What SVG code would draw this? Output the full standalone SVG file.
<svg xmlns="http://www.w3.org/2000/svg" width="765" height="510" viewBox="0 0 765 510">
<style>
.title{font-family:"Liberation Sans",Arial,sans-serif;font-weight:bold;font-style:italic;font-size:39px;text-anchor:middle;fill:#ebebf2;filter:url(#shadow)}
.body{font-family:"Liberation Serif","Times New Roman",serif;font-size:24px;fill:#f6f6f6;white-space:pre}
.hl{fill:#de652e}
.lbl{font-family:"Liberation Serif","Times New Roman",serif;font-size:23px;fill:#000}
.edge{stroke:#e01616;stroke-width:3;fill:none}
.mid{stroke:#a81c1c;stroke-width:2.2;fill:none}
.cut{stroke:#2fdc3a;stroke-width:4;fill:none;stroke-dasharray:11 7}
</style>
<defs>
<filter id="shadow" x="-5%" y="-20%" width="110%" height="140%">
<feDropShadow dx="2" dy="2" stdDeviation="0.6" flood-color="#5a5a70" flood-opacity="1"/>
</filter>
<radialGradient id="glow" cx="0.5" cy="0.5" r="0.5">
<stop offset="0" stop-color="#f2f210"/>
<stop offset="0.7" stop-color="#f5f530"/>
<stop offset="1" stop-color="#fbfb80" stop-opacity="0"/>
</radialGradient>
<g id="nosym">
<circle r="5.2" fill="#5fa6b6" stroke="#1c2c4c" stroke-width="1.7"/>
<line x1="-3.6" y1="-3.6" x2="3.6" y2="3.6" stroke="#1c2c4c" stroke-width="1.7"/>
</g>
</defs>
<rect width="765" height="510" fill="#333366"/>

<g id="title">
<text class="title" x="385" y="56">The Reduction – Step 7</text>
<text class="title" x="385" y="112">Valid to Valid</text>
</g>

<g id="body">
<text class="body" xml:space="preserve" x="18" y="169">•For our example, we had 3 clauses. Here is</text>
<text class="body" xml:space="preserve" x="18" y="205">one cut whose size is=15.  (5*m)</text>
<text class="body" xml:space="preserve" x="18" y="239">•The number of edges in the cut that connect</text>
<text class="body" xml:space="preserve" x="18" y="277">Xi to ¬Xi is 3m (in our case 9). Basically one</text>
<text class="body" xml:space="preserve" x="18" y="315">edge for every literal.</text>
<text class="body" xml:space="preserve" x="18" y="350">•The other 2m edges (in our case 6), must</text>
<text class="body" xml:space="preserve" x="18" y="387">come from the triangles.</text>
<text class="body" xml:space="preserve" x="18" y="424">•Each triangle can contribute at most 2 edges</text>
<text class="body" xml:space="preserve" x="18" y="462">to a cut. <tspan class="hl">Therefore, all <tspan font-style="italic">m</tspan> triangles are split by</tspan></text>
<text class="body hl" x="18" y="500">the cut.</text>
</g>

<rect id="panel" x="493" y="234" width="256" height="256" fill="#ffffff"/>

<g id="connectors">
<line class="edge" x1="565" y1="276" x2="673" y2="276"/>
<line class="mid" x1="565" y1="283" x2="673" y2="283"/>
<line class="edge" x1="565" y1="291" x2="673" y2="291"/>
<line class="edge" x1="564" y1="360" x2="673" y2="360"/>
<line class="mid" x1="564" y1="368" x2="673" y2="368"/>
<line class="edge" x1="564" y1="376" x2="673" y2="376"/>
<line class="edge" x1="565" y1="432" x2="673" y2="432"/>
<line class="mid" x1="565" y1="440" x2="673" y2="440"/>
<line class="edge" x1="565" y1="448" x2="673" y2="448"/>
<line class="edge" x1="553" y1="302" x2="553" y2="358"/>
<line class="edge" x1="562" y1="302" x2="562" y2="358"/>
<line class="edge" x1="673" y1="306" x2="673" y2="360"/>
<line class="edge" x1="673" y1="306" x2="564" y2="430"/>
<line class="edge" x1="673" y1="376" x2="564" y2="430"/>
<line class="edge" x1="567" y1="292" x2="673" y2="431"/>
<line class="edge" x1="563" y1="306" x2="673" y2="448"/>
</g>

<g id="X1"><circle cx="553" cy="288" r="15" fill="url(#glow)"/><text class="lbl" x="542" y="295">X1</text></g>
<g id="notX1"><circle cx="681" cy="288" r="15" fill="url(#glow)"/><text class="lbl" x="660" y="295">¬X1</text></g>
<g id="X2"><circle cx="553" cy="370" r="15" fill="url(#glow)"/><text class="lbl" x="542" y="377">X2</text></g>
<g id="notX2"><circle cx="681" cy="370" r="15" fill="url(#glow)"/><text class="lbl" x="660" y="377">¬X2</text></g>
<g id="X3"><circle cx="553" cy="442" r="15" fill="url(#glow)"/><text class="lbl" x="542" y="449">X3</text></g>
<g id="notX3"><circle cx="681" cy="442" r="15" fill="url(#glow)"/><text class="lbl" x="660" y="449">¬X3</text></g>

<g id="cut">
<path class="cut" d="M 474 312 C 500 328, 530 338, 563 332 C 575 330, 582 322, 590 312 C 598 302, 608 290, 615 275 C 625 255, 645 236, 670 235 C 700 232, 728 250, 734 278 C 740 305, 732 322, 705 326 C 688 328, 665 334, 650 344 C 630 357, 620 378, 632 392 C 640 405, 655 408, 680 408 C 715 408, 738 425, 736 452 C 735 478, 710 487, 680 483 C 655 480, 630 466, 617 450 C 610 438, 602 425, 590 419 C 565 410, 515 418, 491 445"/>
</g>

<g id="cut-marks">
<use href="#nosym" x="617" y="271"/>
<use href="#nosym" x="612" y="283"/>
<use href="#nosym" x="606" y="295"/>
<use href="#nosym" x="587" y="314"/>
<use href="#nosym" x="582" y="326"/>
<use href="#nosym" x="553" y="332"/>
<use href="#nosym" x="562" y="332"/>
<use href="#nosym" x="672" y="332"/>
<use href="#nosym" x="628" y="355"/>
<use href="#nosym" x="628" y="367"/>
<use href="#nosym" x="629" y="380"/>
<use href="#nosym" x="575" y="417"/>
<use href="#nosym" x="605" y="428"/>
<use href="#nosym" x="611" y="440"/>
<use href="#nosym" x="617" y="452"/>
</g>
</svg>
◇ ◇ ◇ ◇ ◇ ◇ ◇
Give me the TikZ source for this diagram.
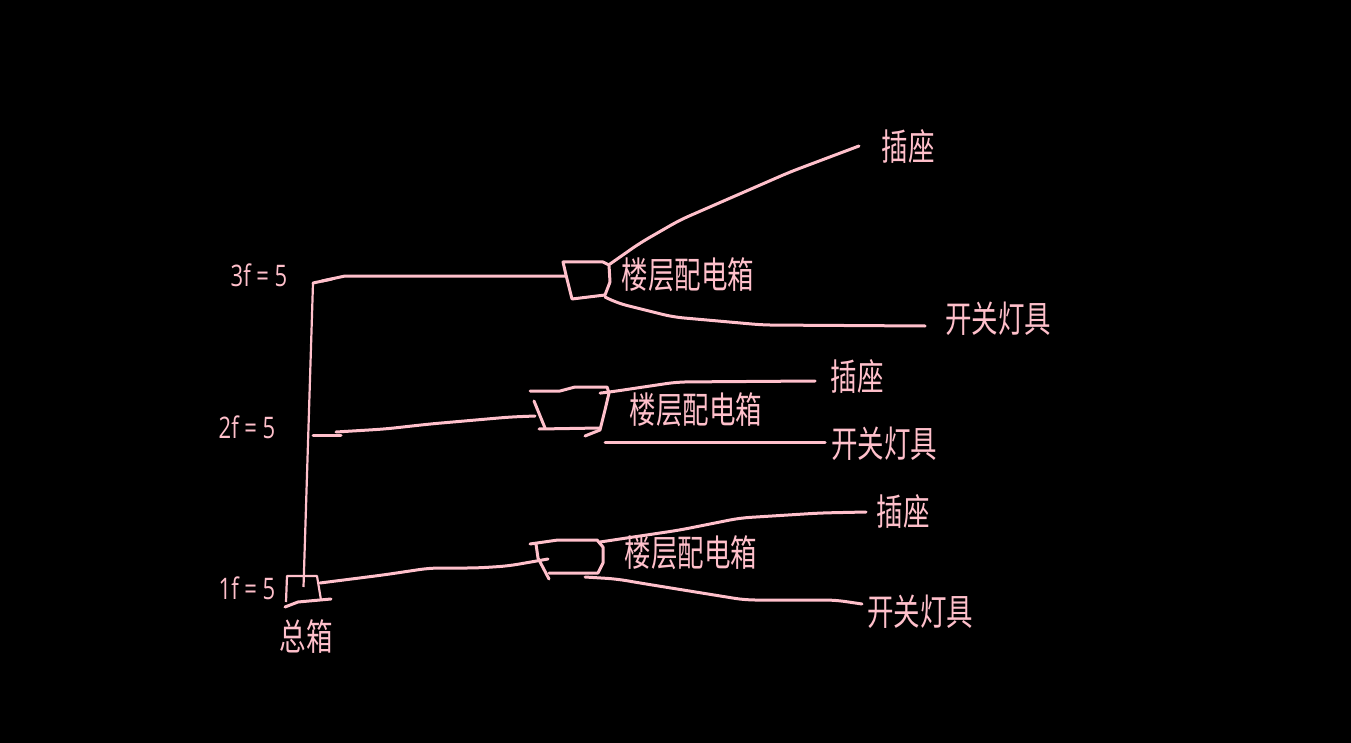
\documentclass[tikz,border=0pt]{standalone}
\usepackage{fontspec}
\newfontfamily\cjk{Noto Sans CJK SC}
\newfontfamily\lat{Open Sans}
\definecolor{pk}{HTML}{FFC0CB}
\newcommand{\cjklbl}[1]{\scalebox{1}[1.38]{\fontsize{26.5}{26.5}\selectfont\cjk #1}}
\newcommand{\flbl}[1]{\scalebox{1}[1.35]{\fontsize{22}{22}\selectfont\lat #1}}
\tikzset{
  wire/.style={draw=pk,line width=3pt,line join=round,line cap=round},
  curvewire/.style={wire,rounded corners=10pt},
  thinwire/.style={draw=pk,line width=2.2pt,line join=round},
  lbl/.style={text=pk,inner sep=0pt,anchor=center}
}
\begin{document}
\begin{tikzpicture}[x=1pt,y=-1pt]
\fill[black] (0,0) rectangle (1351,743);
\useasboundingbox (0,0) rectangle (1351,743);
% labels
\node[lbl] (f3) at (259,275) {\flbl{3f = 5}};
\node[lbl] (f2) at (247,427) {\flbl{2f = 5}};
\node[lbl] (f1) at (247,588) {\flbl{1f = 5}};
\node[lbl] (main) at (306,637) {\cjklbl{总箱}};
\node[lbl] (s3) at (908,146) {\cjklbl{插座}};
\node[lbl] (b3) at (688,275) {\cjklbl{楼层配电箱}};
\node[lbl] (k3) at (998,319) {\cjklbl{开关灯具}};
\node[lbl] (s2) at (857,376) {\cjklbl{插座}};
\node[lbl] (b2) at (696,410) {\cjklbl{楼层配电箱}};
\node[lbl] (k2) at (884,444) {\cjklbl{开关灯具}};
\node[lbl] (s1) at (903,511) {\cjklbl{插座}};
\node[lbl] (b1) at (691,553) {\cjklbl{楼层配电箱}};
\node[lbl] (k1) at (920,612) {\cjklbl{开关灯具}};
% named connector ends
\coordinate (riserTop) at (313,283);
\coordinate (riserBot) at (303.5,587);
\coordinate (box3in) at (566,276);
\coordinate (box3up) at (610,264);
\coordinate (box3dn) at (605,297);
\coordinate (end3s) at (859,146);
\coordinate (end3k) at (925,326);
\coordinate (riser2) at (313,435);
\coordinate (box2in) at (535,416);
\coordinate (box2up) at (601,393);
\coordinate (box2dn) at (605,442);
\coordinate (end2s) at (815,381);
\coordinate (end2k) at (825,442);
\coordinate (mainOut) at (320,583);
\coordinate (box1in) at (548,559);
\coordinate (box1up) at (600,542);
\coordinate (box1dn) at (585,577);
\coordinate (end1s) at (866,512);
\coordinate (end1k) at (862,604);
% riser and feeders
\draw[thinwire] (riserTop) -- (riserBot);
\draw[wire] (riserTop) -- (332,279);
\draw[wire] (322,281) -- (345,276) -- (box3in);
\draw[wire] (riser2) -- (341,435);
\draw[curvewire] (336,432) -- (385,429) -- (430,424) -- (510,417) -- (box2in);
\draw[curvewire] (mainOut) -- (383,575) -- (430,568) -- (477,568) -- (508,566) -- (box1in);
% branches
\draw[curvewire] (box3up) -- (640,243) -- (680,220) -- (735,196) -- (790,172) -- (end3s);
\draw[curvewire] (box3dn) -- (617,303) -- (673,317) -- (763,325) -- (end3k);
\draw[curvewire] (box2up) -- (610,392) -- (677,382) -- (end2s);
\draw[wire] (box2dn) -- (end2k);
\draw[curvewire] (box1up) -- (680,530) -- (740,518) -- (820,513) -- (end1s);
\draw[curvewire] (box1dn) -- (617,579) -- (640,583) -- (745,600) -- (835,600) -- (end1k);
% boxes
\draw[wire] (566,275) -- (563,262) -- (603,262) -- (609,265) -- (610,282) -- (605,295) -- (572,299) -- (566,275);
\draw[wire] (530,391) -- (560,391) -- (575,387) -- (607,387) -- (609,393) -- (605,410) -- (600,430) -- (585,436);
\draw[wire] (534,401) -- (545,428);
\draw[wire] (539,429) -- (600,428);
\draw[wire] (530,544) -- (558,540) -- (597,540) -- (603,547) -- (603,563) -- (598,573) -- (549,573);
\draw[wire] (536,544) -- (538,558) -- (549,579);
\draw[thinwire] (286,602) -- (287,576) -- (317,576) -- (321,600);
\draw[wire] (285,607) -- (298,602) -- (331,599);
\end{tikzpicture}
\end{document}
◇ ◇ ◇ ◇ ◇ ◇ ◇
Pick each line holding the word "standalone" out of the data and copy it.

## TASK RESULT
What SVG code would draw this? Output the full standalone SVG file.
\documentclass[tikz,border=0pt]{standalone}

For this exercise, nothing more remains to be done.